▶ [TASK OBJECTIVE] Print the listing as it stands, omitting all images.

▶ [SOURCE DATA]
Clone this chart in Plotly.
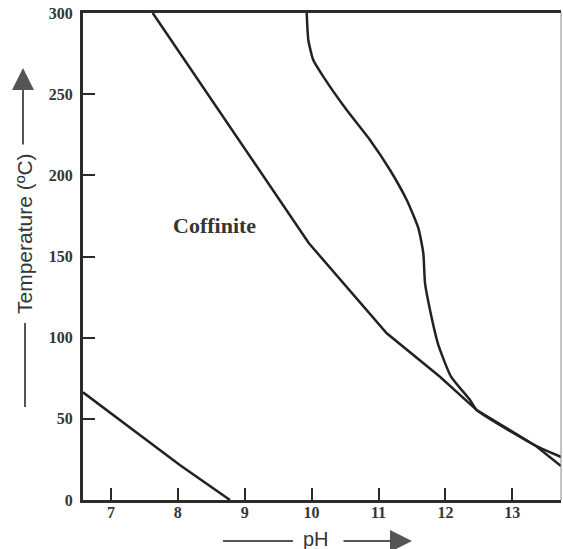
import plotly.graph_objects as go

# --- data (pH, Temperature °C) ---
ph_a = [6.583, 8.03, 8.78]
t_a = [66.3, 21.6, 0.0]

ph_b = [7.625, 9.957, 11.123, 11.919, 12.468, 13.354, 13.728]
t_b = [300.0, 158.3, 102.7, 75.95, 55.4, 33.3, 20.9]

ph_c = [9.927, 9.951, 10.025, 10.175, 10.525, 10.873, 11.172, 11.422, 11.595,
        11.670, 11.695, 11.770, 11.894, 12.084, 12.368, 12.468, 13.354, 13.728]
t_c = [300.0, 283.4, 271.0, 260.8, 240.2, 221.8, 203.3, 184.8, 167.6,
       152.0, 133.7, 117.0, 95.5, 76.0, 61.6, 55.4, 33.3, 26.5]

x_ticks = [7, 8, 9, 10, 11, 12, 13]
y_ticks = [0, 50, 100, 150, 200, 250, 300]
x_range = [6.583, 13.728]
y_range = [0, 300]

line_col = "#222222"
axis_col = "#2b2b2b"
text_col = "#353535"
grey = "#555555"

fig = go.Figure()
fig.add_trace(go.Scatter(x=ph_a, y=t_a, mode="lines",
                         line=dict(color=line_col, width=2.5)))
fig.add_trace(go.Scatter(x=ph_b, y=t_b, mode="lines",
                         line=dict(color=line_col, width=2.5)))
fig.add_trace(go.Scatter(x=ph_c, y=t_c, mode="lines",
                         line=dict(color=line_col, width=2.5, shape="spline", smoothing=0.5)))

tickfont = dict(family="Liberation Serif", size=16, color=text_col, weight="bold")

fig.update_layout(
    width=563, height=549,
    margin=dict(l=83, r=2, t=13, b=49),
    paper_bgcolor="white", plot_bgcolor="white",
    showlegend=False,
    xaxis=dict(range=x_range, tickvals=x_ticks, ticks="inside", ticklen=12,
               tickwidth=2, tickcolor=axis_col, showline=True, linecolor=axis_col,
               linewidth=3, mirror=True, showgrid=False, zeroline=False,
               tickfont=tickfont, ticklabelstandoff=-4),
    yaxis=dict(range=y_range, tickvals=y_ticks, ticks="inside", ticklen=12,
               tickwidth=2, tickcolor=axis_col, showline=True, linecolor=axis_col,
               linewidth=3, showgrid=False, zeroline=False,
               tickfont=tickfont, ticklabelstandoff=4),
)

# right border (thin)
fig.add_shape(type="line", xref="paper", yref="paper", x0=1, x1=1, y0=0, y1=1,
              line=dict(color="#888888", width=1))

W, H = 478.0, 487.0
def px(x):
    return (x - 83) / W
def py(y):
    return (500 - y) / H

# Coffinite label
fig.add_annotation(text="<b>Coffinite</b>", x=px(214), y=py(225), xref="paper", yref="paper",
                   xanchor="center", yanchor="middle",
                   showarrow=False, font=dict(family="Liberation Serif", size=22, color=text_col))

# x axis title with arrow
fig.add_annotation(text="pH", x=px(316), y=py(539), xref="paper", yref="paper",
                   xanchor="center", yanchor="middle",
                   showarrow=False, font=dict(family="Liberation Sans", size=20, color=text_col))
fig.add_shape(type="line", xref="paper", yref="paper", x0=px(223), x1=px(293),
              y0=py(541), y1=py(541), line=dict(color=grey, width=2))
fig.add_annotation(x=px(412), y=py(541), ax=-70, ay=0, xref="paper", yref="paper",
                   showarrow=True, arrowhead=2, arrowsize=2.2, arrowwidth=2, arrowcolor=grey, text="")

# y axis title with arrow
fig.add_annotation(text="Temperature (ºC)", x=px(24), y=py(234), xref="paper", yref="paper",
                   xanchor="center", yanchor="middle",
                   textangle=-90, showarrow=False,
                   font=dict(family="Liberation Sans", size=21, color=text_col))
fig.add_shape(type="line", xref="paper", yref="paper", x0=px(25), x1=px(25),
              y0=py(323), y1=py(407), line=dict(color=grey, width=2))
fig.add_annotation(x=px(23), y=py(68), ax=0, ay=78, xref="paper", yref="paper",
                   showarrow=True, arrowhead=2, arrowsize=2.2, arrowwidth=2, arrowcolor=grey, text="")

fig.write_html("out.html")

▶ [EXPECTED ANSWER]
Clone this chart in Plotly.
import plotly.graph_objects as go

# --- data (pH, Temperature °C) ---
ph_a = [6.583, 8.03, 8.78]
t_a = [66.3, 21.6, 0.0]

ph_b = [7.625, 9.957, 11.123, 11.919, 12.468, 13.354, 13.728]
t_b = [300.0, 158.3, 102.7, 75.95, 55.4, 33.3, 20.9]

ph_c = [9.927, 9.951, 10.025, 10.175, 10.525, 10.873, 11.172, 11.422, 11.595,
        11.670, 11.695, 11.770, 11.894, 12.084, 12.368, 12.468, 13.354, 13.728]
t_c = [300.0, 283.4, 271.0, 260.8, 240.2, 221.8, 203.3, 184.8, 167.6,
       152.0, 133.7, 117.0, 95.5, 76.0, 61.6, 55.4, 33.3, 26.5]

x_ticks = [7, 8, 9, 10, 11, 12, 13]
y_ticks = [0, 50, 100, 150, 200, 250, 300]
x_range = [6.583, 13.728]
y_range = [0, 300]

line_col = "#222222"
axis_col = "#2b2b2b"
text_col = "#353535"
grey = "#555555"

fig = go.Figure()
fig.add_trace(go.Scatter(x=ph_a, y=t_a, mode="lines",
                         line=dict(color=line_col, width=2.5)))
fig.add_trace(go.Scatter(x=ph_b, y=t_b, mode="lines",
                         line=dict(color=line_col, width=2.5)))
fig.add_trace(go.Scatter(x=ph_c, y=t_c, mode="lines",
                         line=dict(color=line_col, width=2.5, shape="spline", smoothing=0.5)))

tickfont = dict(family="Liberation Serif", size=16, color=text_col, weight="bold")

fig.update_layout(
    width=563, height=549,
    margin=dict(l=83, r=2, t=13, b=49),
    paper_bgcolor="white", plot_bgcolor="white",
    showlegend=False,
    xaxis=dict(range=x_range, tickvals=x_ticks, ticks="inside", ticklen=12,
               tickwidth=2, tickcolor=axis_col, showline=True, linecolor=axis_col,
               linewidth=3, mirror=True, showgrid=False, zeroline=False,
               tickfont=tickfont, ticklabelstandoff=-4),
    yaxis=dict(range=y_range, tickvals=y_ticks, ticks="inside", ticklen=12,
               tickwidth=2, tickcolor=axis_col, showline=True, linecolor=axis_col,
               linewidth=3, showgrid=False, zeroline=False,
               tickfont=tickfont, ticklabelstandoff=4),
)

# right border (thin)
fig.add_shape(type="line", xref="paper", yref="paper", x0=1, x1=1, y0=0, y1=1,
              line=dict(color="#888888", width=1))

W, H = 478.0, 487.0
def px(x):
    return (x - 83) / W
def py(y):
    return (500 - y) / H

# Coffinite label
fig.add_annotation(text="<b>Coffinite</b>", x=px(214), y=py(225), xref="paper", yref="paper",
                   xanchor="center", yanchor="middle",
                   showarrow=False, font=dict(family="Liberation Serif", size=22, color=text_col))

# x axis title with arrow
fig.add_annotation(text="pH", x=px(316), y=py(539), xref="paper", yref="paper",
                   xanchor="center", yanchor="middle",
                   showarrow=False, font=dict(family="Liberation Sans", size=20, color=text_col))
fig.add_shape(type="line", xref="paper", yref="paper", x0=px(223), x1=px(293),
              y0=py(541), y1=py(541), line=dict(color=grey, width=2))
fig.add_annotation(x=px(412), y=py(541), ax=-70, ay=0, xref="paper", yref="paper",
                   showarrow=True, arrowhead=2, arrowsize=2.2, arrowwidth=2, arrowcolor=grey, text="")

# y axis title with arrow
fig.add_annotation(text="Temperature (ºC)", x=px(24), y=py(234), xref="paper", yref="paper",
                   xanchor="center", yanchor="middle",
                   textangle=-90, showarrow=False,
                   font=dict(family="Liberation Sans", size=21, color=text_col))
fig.add_shape(type="line", xref="paper", yref="paper", x0=px(25), x1=px(25),
              y0=py(323), y1=py(407), line=dict(color=grey, width=2))
fig.add_annotation(x=px(23), y=py(68), ax=0, ay=78, xref="paper", yref="paper",
                   showarrow=True, arrowhead=2, arrowsize=2.2, arrowwidth=2, arrowcolor=grey, text="")

fig.write_html("out.html")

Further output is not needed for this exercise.